Krishna Murari, J.@mdashThis is an application with a prayer to recall the judgment and order dated 1st May, 2007 passed by this Court dismissing the writ petition. The basic ground taken in the recall application is that since the dispute pertains to district Pratapgrah which falls within the territorial jurisdiction of Lucknow Bench of this Court as such the order passed is without jurisdiction and liable to be recalled.

2. Writ petition was filed for a writ of certiorari against the order of Deputy Director of Consolidation, Pratapgarh and was entertained at Allahabad and was finally decided.

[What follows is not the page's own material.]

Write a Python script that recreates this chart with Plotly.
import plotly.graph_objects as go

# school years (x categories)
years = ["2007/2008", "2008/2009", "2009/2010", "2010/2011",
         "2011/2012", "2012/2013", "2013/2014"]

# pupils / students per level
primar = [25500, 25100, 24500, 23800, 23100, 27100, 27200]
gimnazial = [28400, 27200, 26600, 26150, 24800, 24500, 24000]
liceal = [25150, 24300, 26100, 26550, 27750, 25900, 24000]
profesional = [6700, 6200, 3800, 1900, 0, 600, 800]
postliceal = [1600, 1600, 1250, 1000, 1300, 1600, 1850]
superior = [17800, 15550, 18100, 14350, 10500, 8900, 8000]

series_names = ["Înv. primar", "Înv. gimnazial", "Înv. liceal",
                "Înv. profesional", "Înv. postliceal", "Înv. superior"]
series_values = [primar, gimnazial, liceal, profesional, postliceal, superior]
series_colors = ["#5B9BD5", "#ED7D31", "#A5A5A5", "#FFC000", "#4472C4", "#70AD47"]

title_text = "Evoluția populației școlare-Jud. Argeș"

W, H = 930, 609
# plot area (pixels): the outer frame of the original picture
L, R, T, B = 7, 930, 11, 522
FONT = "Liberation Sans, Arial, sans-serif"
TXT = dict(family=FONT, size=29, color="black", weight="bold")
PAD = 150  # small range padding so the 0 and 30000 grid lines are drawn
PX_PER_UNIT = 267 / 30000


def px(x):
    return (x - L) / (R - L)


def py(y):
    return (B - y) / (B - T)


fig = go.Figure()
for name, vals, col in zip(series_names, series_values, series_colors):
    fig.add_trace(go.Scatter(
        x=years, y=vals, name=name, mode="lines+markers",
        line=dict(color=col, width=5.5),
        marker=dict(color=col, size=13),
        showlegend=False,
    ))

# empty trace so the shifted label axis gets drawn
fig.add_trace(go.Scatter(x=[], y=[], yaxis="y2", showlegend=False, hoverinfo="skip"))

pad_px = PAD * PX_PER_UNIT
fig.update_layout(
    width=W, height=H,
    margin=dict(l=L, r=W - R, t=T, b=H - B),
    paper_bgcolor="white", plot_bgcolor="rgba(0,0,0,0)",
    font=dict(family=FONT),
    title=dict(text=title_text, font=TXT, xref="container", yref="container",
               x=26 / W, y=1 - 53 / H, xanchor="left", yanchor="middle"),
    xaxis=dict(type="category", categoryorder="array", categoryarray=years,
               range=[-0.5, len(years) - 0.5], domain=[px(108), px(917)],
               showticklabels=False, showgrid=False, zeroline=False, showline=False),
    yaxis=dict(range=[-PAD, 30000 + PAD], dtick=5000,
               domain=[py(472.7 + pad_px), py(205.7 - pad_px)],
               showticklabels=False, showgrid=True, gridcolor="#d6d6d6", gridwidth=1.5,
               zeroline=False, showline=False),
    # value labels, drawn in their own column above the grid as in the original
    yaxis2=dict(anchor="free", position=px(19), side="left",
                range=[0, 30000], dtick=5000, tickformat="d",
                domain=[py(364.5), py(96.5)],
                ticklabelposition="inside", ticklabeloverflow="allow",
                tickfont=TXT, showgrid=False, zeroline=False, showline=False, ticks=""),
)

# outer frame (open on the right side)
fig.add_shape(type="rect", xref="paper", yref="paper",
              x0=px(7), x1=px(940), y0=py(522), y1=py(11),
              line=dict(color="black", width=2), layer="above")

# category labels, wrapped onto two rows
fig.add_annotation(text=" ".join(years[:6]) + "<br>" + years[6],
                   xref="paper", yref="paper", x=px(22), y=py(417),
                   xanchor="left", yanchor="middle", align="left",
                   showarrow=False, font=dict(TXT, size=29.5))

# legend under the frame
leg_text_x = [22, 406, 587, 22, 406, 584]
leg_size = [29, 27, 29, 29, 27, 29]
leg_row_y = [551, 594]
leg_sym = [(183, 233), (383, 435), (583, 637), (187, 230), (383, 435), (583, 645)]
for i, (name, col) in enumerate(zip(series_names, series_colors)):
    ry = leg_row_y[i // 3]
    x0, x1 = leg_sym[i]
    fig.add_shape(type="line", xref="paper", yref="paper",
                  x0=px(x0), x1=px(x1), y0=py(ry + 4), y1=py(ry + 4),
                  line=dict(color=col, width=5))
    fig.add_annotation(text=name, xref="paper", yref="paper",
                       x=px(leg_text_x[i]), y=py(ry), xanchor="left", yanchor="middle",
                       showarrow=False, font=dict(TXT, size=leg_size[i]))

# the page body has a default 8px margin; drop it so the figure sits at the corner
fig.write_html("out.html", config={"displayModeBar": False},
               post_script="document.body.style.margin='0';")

3. It is contended that since there was no order as contemplated by second proviso to Article 14 of the U.P. High Courts (Amalgamation) Order 1948 hence writ petition pertaining to jurisdiction of Lucknow Bench of this Court could neither have been entertained muchless decided by this Court. In support of the contention, learned counsel for the petitioner has relied upon Full Bench decision of this Court in the case of Nirmal Dass Khaturia and Others Vs. The State Transport (Appellate) Tribunal, U.P., Lucknow and Others, , wherein following questions were referred for the opinion of the Full Bench:

1. Can a case falling within the jurisdiction of the Lucknow Bench of this Court be presented at Allahabad?

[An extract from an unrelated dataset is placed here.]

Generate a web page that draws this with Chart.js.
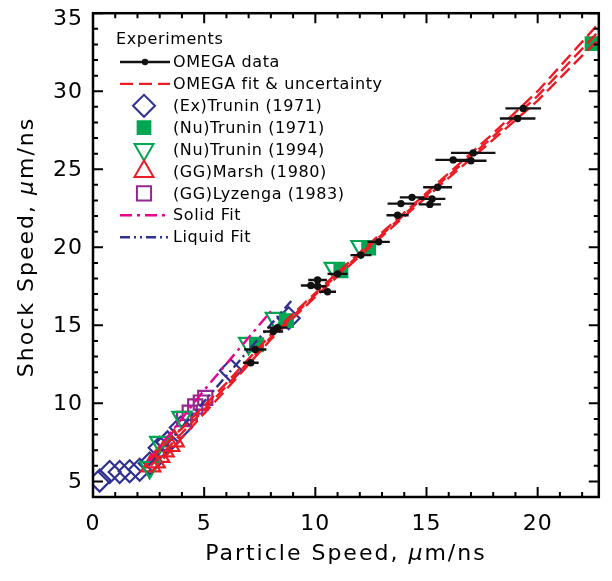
<!DOCTYPE html>
<html>
<head>
<meta charset="utf-8">
<script src="https://cdn.jsdelivr.net/npm/chart.js@4"></script>
<style>
  html, body { margin: 0; padding: 0; background: #fff; }
  #wrap { width: 612px; height: 581px; position: relative; }
</style>
</head>
<body>
<div id="wrap"><canvas id="chart"></canvas></div>
<script>
// OMEGA data: particle speed, shock speed, +/- error on particle speed
const omegaUp = [7.1, 7.3, 8.1, 8.3, 9.8, 10.1, 10.1, 10.55, 11.0, 12.05, 12.85, 13.7, 13.85, 14.35, 15.15, 15.25, 15.5, 16.2, 17.0, 17.1, 19.1, 19.35];
const omegaUs = [12.6, 13.45, 14.6, 14.85, 17.55, 17.9, 17.5, 17.15, 18.3, 19.5, 20.35, 22.05, 22.8, 23.2, 22.75, 23.1, 23.85, 25.6, 25.55, 26.05, 28.25, 28.9];
const omegaErr = [0.35, 0.5, 0.45, 0.45, 0.45, 0.42, 0.4, 0.38, 0.45, 0.47, 0.5, 0.5, 0.6, 0.55, 0.5, 0.6, 0.65, 0.8, 0.7, 1.0, 0.8, 0.8];

// OMEGA fit and uncertainty band
const fitUp   = [2.6, 4, 6, 8, 10, 12, 14, 16, 18, 20, 22.75];
const fitUs   = [6.0, 8.1, 11.1, 14.25, 16.95, 19.55, 22.1, 24.6, 27.1, 29.7, 33.85];
const fitHigh = [6.45, 8.4, 11.3, 14.4, 17.07, 19.67, 22.22, 24.75, 27.3, 30.0, 34.35];
const fitLow  = [5.55, 7.8, 10.9, 14.1, 16.83, 19.43, 21.98, 24.45, 26.9, 29.4, 33.35];

// other experiments
const exTruninUp = [0.3, 0.75, 1.2, 1.65, 2.1, 2.55, 3.0, 3.35, 3.95, 6.2, 8.8];
const exTruninUs = [5.05, 5.6, 5.6, 5.65, 5.75, 6.15, 7.15, 7.5, 8.45, 12.1, 15.45];
const nuTrunin71Up = [7.35, 8.7, 11.15, 12.4, 22.45];
const nuTrunin71Us = [13.75, 15.3, 18.5, 19.95, 33.05];
const nuTrunin94Up = [2.55, 3.0, 4.0, 7.0, 8.2, 10.85, 12.05];
const nuTrunin94Us = [5.9, 7.5, 9.1, 13.85, 15.45, 18.65, 20.05];
const marshUp = [2.6, 2.8, 3.0, 3.2, 3.45, 3.65];
const marshUs = [6.0, 6.25, 6.6, 6.95, 7.3, 7.6];
const lyzengaUp = [4.1, 4.35, 4.6, 4.85, 5.05];
const lyzengaUs = [9.0, 9.4, 9.8, 10.05, 10.35];

// model fits
const solidUp = [2.5, 5, 8];
const solidUs = [6.3, 10.85, 15.9];
const liquidUp = [2.5, 9.0];
const liquidUs = [6.0, 16.7];

// axes
const xTicks = [0, 5, 10, 15, 20];
const yTicks = [5, 10, 15, 20, 25, 30, 35];

const navy = "#2E3192";
const green = "#00A651";
const red = "#ED1C24";
const purple = "#92278F";
const magenta = "#EC008C";
const fontFam = "'DejaVu Sans', sans-serif";

function pts(xs, ys) {
  return xs.map((x, i) => ({ x: x, y: ys[i] }));
}

function marker(label, xs, ys, style, color, radius, filled, rot) {
  return {
    label: label,
    data: pts(xs, ys),
    showLine: false,
    pointStyle: style,
    pointRadius: radius,
    pointRotation: rot || 0,
    pointBorderWidth: 2.2,
    pointBorderColor: color,
    pointBackgroundColor: filled ? color : "rgba(0,0,0,0)",
    borderColor: color,
    backgroundColor: filled ? color : "rgba(0,0,0,0)",
  };
}

function curve(label, xs, ys, color, dash) {
  return {
    label: label,
    data: pts(xs, ys),
    showLine: true,
    pointRadius: 0,
    borderColor: color,
    borderWidth: 2.4,
    borderDash: dash,
    fill: false,
  };
}

const datasets = [
  Object.assign(marker("OMEGA data", omegaUp, omegaUs, "circle", "#111", 3.7, true), { pointBorderWidth: 0 }),
  curve("OMEGA fit & uncertainty", fitUp, fitUs, red, [13, 6]),
  curve("", fitUp, fitHigh, red, [13, 6]),
  curve("", fitUp, fitLow, red, [13, 6]),
  curve("Solid Fit", solidUp, solidUs, magenta, [12, 5, 3, 5]),
  curve("Liquid Fit", liquidUp, liquidUs, navy, [10, 4, 2, 4, 2, 4]),
  marker("(Nu)Trunin (1971)", nuTrunin71Up, nuTrunin71Us, "rect", green, 9, true),
  marker("(Nu)Trunin (1994)", nuTrunin94Up, nuTrunin94Us, "triangle", green, 11, false, 180),
  marker("(GG)Marsh (1980)", marshUp, marshUs, "triangle", red, 11, false),
  marker("(GG)Lyzenga (1983)", lyzengaUp, lyzengaUs, "rect", purple, 10, false),
  marker("(Ex)Trunin (1971)", exTruninUp, exTruninUs, "rectRot", navy, 11, false),
];

// legend rows in drawing order: [dataset index, kind]
const legendOrder = [[0, "dotline"], [1, "line"], [10, "point"], [6, "point"], [7, "point"], [8, "point"], [9, "point"], [4, "line"], [5, "line"]];

const idlPlot = {
  id: "idlPlot",
  afterDatasetsDraw(chart) {
    const ctx = chart.ctx;
    const xs = chart.scales.x, ys = chart.scales.y;
    const a = chart.chartArea;

    // horizontal error bars on OMEGA data
    ctx.save();
    ctx.beginPath();
    ctx.rect(a.left, a.top, a.right - a.left, a.bottom - a.top);
    ctx.clip();
    ctx.strokeStyle = "#111";
    ctx.lineWidth = 2.4;
    omegaUp.forEach((u, i) => {
      const py = ys.getPixelForValue(omegaUs[i]);
      ctx.beginPath();
      ctx.moveTo(xs.getPixelForValue(u - omegaErr[i]), py);
      ctx.lineTo(xs.getPixelForValue(u + omegaErr[i]), py);
      ctx.stroke();
    });
    ctx.restore();

    // frame and inward ticks
    ctx.save();
    ctx.strokeStyle = "#000";
    ctx.lineWidth = 2.5;
    ctx.strokeRect(a.left, a.top, a.right - a.left, a.bottom - a.top);
    ctx.lineWidth = 2;
    for (let v = Math.ceil(xs.min); v <= xs.max; v++) {
      const len = v % 5 === 0 ? 10 : 5;
      const px = xs.getPixelForValue(v);
      ctx.beginPath();
      ctx.moveTo(px, a.bottom); ctx.lineTo(px, a.bottom - len);
      ctx.moveTo(px, a.top); ctx.lineTo(px, a.top + len);
      ctx.stroke();
    }
    for (let v = Math.ceil(ys.min); v <= ys.max; v++) {
      const len = v % 5 === 0 ? 10 : 5;
      const py = ys.getPixelForValue(v);
      ctx.beginPath();
      ctx.moveTo(a.left, py); ctx.lineTo(a.left + len, py);
      ctx.moveTo(a.right, py); ctx.lineTo(a.right - len, py);
      ctx.stroke();
    }

    // tick labels
    ctx.fillStyle = "#000";
    ctx.font = "22px " + fontFam;
    ctx.letterSpacing = "1px";
    ctx.textAlign = "center";
    ctx.textBaseline = "middle";
    xTicks.forEach((v) => ctx.fillText(String(v), xs.getPixelForValue(v), a.bottom + 27));
    ctx.textAlign = "right";
    yTicks.forEach((v) => {
      const py = Math.max(ys.getPixelForValue(v) + 1, 19);
      ctx.fillText(String(v), a.left - 10, py);
    });

    // axis titles with italic mu
    function title(x, y, parts) {
      ctx.letterSpacing = "2px";
      let w = 0;
      parts.forEach((p) => { ctx.font = (p[1] ? "italic " : "") + "22px " + fontFam; w += ctx.measureText(p[0]).width; });
      let cx = x - w / 2;
      ctx.textAlign = "left";
      parts.forEach((p) => {
        ctx.font = (p[1] ? "italic " : "") + "22px " + fontFam;
        ctx.fillText(p[0], cx, y);
        cx += ctx.measureText(p[0]).width;
      });
    }
    title((a.left + a.right) / 2, 554, [["Particle Speed, ", false], ["\u03bc", true], ["m/ns", false]]);
    ctx.save();
    ctx.translate(27, 247);
    ctx.rotate(-Math.PI / 2);
    title(0, 0, [["Shock Speed, ", false], ["\u03bc", true], ["m/ns", false]]);
    ctx.restore();

    // legend
    ctx.font = "16px " + fontFam;
    ctx.letterSpacing = "0.6px";
    ctx.textAlign = "left";
    ctx.fillText("Experiments", 116, 40);
    legendOrder.forEach((row, i) => {
      const ds = chart.data.datasets[row[0]];
      const y = 62 + i * 21.9;
      ctx.save();
      if (row[1] === "line" || row[1] === "dotline") {
        ctx.strokeStyle = ds.borderColor;
        ctx.lineWidth = 2.4;
        ctx.setLineDash(row[1] === "line" ? ds.borderDash : []);
        ctx.beginPath();
        ctx.moveTo(120, y); ctx.lineTo(170, y);
        ctx.stroke();
        if (row[1] === "dotline") {
          ctx.fillStyle = "#111";
          ctx.beginPath();
          ctx.arc(145, y, 3.2, 0, Math.PI * 2);
          ctx.fill();
        }
      } else {
        ctx.strokeStyle = ds.pointBorderColor;
        ctx.fillStyle = ds.pointBackgroundColor;
        Chart.helpers.drawPoint(ctx, {
          pointStyle: ds.pointStyle,
          rotation: ds.pointRotation,
          radius: ds.pointRadius,
          borderWidth: ds.pointBorderWidth,
        }, 144, y);
      }
      ctx.restore();
      ctx.fillStyle = "#000";
      ctx.fillText(ds.label, 173, y + 1);
    });
    ctx.restore();
  },
};

new Chart(document.getElementById("chart"), {
  type: "scatter",
  data: { datasets: datasets },
  options: {
    responsive: true,
    maintainAspectRatio: false,
    animation: false,
    layout: { padding: { left: 93, top: 10, right: 4, bottom: 84 } },
    plugins: { legend: { display: false }, tooltip: { enabled: false } },
    scales: {
      x: { type: "linear", min: 0, max: 22.75, display: false },
      y: { type: "linear", min: 4, max: 35, display: false },
    },
  },
  plugins: [idlPlot],
});
</script>
</body>
</html>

2. Can the Judges sitting at Allahabad summarily dismiss a case presented at Allahabad pertaining to the jurisdiction of the Lucknow Bench.

3. Can a case pertaining to the jurisdiction of the Lucknow Bench, presented and entertained at Allahabad, be decided finally by the judges sitting at Allahabad, without there being an order as contemplated by the second proviso to Article 14 of the U.P. High Courts (Amalgamation) Order, 1948?

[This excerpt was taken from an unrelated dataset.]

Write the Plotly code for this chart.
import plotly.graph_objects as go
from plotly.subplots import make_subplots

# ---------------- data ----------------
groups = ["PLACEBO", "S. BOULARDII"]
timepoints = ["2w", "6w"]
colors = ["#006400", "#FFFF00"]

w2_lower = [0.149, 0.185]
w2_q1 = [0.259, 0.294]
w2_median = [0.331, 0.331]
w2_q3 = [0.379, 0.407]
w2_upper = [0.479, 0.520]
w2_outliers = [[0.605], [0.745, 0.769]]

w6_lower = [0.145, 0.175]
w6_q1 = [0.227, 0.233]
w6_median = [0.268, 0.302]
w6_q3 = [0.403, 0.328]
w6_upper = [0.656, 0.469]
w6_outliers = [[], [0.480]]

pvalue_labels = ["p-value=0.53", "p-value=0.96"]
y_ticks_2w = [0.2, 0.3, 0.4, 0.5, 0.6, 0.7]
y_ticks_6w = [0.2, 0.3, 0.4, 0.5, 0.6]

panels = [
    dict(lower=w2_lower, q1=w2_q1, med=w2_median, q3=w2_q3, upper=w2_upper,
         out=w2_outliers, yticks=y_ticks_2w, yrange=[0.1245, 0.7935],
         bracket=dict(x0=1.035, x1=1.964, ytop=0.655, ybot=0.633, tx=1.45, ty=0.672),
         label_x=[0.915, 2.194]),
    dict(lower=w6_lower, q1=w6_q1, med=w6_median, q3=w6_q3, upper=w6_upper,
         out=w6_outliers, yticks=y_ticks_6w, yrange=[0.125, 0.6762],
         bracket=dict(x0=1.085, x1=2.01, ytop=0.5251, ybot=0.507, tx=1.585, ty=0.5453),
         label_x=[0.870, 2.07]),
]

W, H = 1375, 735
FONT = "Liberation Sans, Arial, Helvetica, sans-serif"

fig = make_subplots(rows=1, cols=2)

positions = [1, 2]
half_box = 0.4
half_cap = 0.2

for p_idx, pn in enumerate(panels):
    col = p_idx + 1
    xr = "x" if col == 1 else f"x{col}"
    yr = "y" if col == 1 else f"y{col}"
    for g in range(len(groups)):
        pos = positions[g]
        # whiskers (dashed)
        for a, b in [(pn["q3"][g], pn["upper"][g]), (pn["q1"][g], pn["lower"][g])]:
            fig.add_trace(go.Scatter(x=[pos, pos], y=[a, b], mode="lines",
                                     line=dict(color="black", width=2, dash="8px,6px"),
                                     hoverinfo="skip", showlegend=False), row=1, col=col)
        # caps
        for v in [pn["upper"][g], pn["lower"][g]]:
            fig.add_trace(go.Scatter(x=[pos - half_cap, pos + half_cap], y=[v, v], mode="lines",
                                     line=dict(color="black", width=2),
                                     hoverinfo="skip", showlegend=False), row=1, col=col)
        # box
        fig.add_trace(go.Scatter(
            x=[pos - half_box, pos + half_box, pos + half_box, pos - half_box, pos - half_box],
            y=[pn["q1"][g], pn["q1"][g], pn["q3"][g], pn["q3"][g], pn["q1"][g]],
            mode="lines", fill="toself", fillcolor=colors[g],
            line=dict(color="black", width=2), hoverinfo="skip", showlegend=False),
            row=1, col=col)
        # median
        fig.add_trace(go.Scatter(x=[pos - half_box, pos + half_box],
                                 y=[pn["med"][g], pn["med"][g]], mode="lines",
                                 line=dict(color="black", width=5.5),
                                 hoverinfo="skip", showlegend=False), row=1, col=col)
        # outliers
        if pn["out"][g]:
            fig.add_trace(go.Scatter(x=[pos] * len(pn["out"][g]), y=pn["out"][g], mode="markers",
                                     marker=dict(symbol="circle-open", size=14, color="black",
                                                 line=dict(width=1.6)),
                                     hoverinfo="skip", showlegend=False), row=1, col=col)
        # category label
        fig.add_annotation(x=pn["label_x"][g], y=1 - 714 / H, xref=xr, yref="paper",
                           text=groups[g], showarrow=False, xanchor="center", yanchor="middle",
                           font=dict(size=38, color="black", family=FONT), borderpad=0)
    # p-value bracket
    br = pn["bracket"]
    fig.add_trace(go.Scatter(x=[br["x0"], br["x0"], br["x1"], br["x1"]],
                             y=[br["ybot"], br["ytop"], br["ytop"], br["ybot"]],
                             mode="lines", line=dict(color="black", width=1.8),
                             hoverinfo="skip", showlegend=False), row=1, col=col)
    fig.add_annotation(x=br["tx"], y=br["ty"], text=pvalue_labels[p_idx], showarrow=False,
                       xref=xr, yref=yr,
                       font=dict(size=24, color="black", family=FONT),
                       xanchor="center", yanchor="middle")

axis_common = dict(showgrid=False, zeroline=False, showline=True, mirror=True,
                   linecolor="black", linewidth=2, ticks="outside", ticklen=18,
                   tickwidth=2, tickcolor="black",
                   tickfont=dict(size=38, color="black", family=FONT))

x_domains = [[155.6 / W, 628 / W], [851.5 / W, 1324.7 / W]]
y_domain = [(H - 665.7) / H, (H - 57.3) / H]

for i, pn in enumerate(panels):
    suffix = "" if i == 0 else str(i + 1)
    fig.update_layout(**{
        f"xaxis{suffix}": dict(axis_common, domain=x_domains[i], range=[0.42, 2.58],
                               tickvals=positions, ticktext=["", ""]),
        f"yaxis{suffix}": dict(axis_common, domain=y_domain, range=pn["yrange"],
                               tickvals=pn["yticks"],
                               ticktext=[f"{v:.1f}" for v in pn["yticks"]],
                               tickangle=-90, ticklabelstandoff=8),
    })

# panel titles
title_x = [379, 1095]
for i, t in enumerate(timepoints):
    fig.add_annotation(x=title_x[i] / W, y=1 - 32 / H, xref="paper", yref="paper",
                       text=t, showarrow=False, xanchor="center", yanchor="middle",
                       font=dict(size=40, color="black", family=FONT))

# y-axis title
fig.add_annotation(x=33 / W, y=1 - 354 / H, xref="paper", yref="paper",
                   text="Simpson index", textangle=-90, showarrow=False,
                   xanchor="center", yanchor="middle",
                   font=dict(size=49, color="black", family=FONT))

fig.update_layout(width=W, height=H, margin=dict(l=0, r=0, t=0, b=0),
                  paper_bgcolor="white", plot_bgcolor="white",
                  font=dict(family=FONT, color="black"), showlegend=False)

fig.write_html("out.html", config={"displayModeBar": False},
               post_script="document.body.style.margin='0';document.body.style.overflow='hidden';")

4. What is the meaning of the expression "in respect of cases arising in such areas in Oudh" used in the first provision to Article 14 of the High Courts (Amalgamation) Order, 1948? Has this expression reference to the place where the case originated or to the place of sitting of the last Court or authority whose decree or order is being challenged in the proceeding before the High Court?

5. Whether this writ petition can be entertained and heard by the Judges sitting at Lucknow?

4. The Full Bench by majority answered the aforesaid questions as follows:

Question No. 1. A case falling within the jurisdiction of the Judges at Lucknow should be presented at Lucknow and not at Allahabad.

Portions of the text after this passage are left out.